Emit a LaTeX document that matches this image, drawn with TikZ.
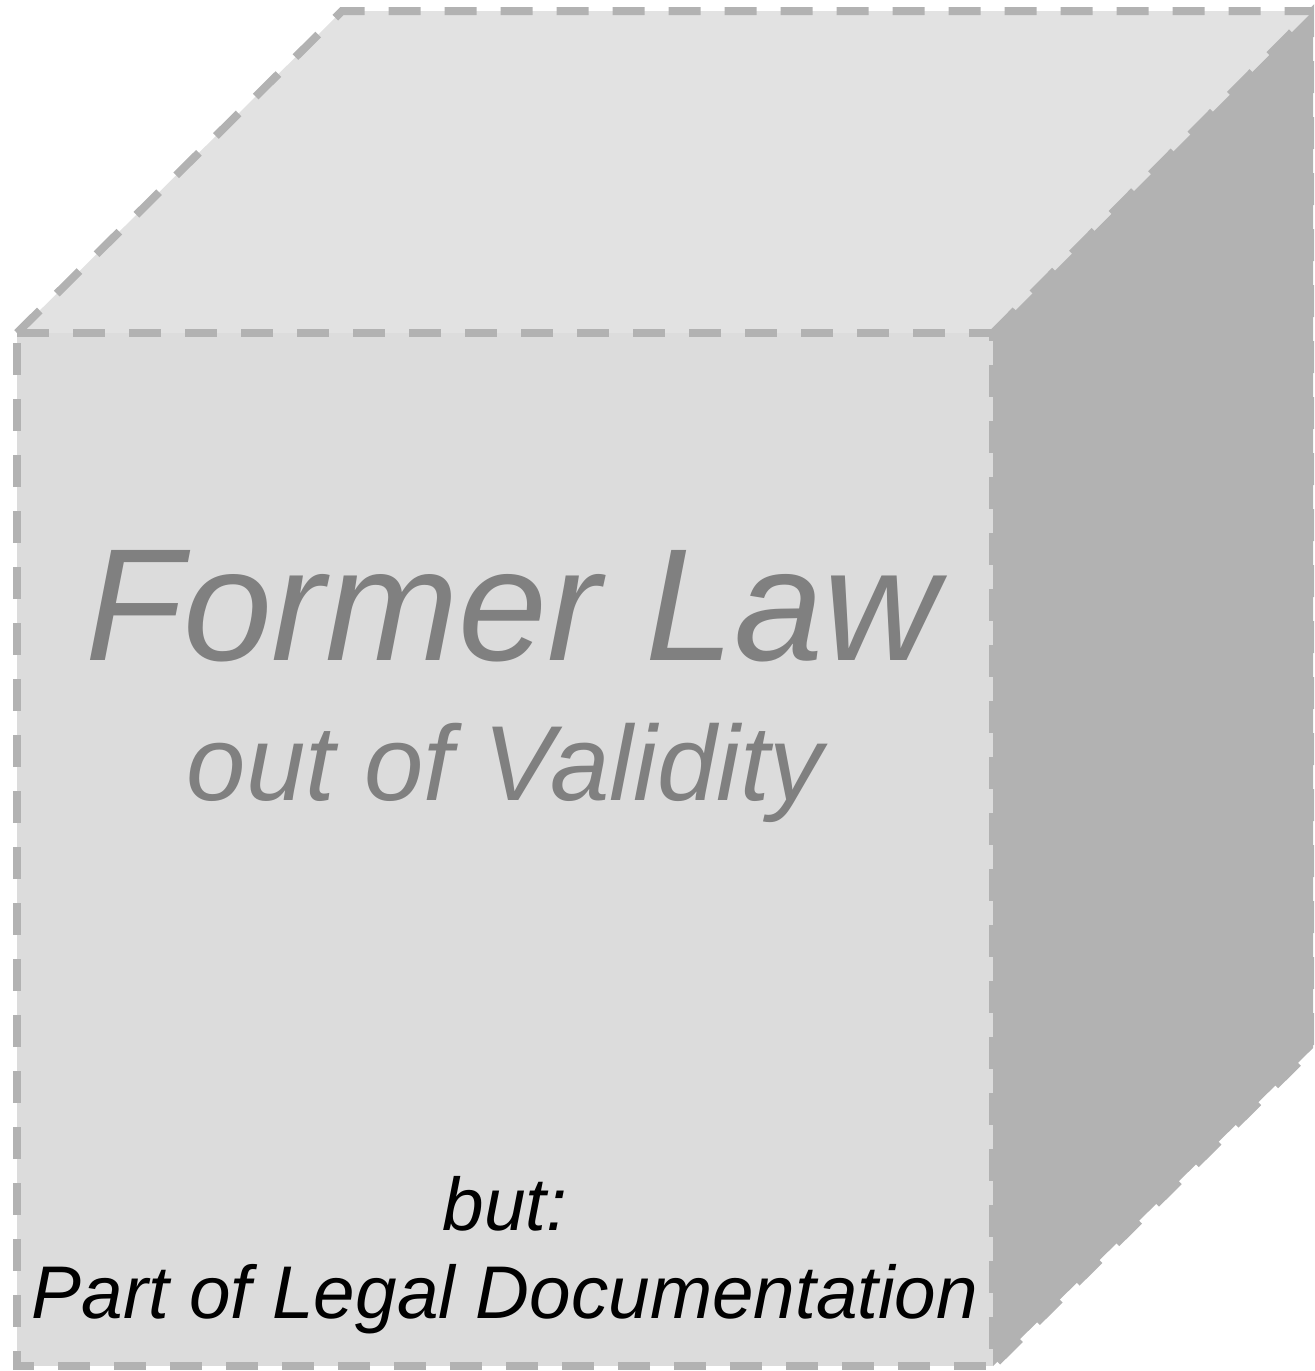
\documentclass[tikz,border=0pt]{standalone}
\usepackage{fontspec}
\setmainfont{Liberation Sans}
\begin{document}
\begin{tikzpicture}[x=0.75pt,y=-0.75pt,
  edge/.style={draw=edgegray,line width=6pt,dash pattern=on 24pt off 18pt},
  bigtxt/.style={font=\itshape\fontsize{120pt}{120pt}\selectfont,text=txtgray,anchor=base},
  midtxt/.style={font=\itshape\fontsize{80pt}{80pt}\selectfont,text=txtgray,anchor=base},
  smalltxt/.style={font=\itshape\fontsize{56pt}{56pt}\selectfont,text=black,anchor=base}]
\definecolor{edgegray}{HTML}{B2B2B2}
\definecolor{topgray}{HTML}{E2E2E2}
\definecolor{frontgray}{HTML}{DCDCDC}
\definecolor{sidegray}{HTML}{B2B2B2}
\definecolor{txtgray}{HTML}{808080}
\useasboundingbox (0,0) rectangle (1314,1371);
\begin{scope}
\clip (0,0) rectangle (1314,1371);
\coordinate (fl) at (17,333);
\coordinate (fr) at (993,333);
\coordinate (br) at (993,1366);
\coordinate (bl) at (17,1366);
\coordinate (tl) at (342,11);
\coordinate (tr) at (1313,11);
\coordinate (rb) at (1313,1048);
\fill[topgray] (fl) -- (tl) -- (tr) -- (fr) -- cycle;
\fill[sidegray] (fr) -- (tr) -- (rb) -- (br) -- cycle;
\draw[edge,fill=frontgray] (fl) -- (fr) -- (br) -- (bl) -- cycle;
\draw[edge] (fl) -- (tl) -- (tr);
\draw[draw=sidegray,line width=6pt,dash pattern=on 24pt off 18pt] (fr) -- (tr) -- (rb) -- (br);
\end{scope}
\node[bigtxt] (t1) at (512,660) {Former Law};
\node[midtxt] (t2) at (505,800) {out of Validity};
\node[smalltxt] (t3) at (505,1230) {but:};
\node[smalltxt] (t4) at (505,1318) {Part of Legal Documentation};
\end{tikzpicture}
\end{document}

_Request_.
Repeat the material above word for word, please, apart from its images.

_Exercise result_.
Emit a LaTeX document that matches this image, drawn with TikZ.
\documentclass[tikz,border=0pt]{standalone}
\usepackage{fontspec}
\setmainfont{Liberation Sans}
\begin{document}
\begin{tikzpicture}[x=0.75pt,y=-0.75pt,
  edge/.style={draw=edgegray,line width=6pt,dash pattern=on 24pt off 18pt},
  bigtxt/.style={font=\itshape\fontsize{120pt}{120pt}\selectfont,text=txtgray,anchor=base},
  midtxt/.style={font=\itshape\fontsize{80pt}{80pt}\selectfont,text=txtgray,anchor=base},
  smalltxt/.style={font=\itshape\fontsize{56pt}{56pt}\selectfont,text=black,anchor=base}]
\definecolor{edgegray}{HTML}{B2B2B2}
\definecolor{topgray}{HTML}{E2E2E2}
\definecolor{frontgray}{HTML}{DCDCDC}
\definecolor{sidegray}{HTML}{B2B2B2}
\definecolor{txtgray}{HTML}{808080}
\useasboundingbox (0,0) rectangle (1314,1371);
\begin{scope}
\clip (0,0) rectangle (1314,1371);
\coordinate (fl) at (17,333);
\coordinate (fr) at (993,333);
\coordinate (br) at (993,1366);
\coordinate (bl) at (17,1366);
\coordinate (tl) at (342,11);
\coordinate (tr) at (1313,11);
\coordinate (rb) at (1313,1048);
\fill[topgray] (fl) -- (tl) -- (tr) -- (fr) -- cycle;
\fill[sidegray] (fr) -- (tr) -- (rb) -- (br) -- cycle;
\draw[edge,fill=frontgray] (fl) -- (fr) -- (br) -- (bl) -- cycle;
\draw[edge] (fl) -- (tl) -- (tr);
\draw[draw=sidegray,line width=6pt,dash pattern=on 24pt off 18pt] (fr) -- (tr) -- (rb) -- (br);
\end{scope}
\node[bigtxt] (t1) at (512,660) {Former Law};
\node[midtxt] (t2) at (505,800) {out of Validity};
\node[smalltxt] (t3) at (505,1230) {but:};
\node[smalltxt] (t4) at (505,1318) {Part of Legal Documentation};
\end{tikzpicture}
\end{document}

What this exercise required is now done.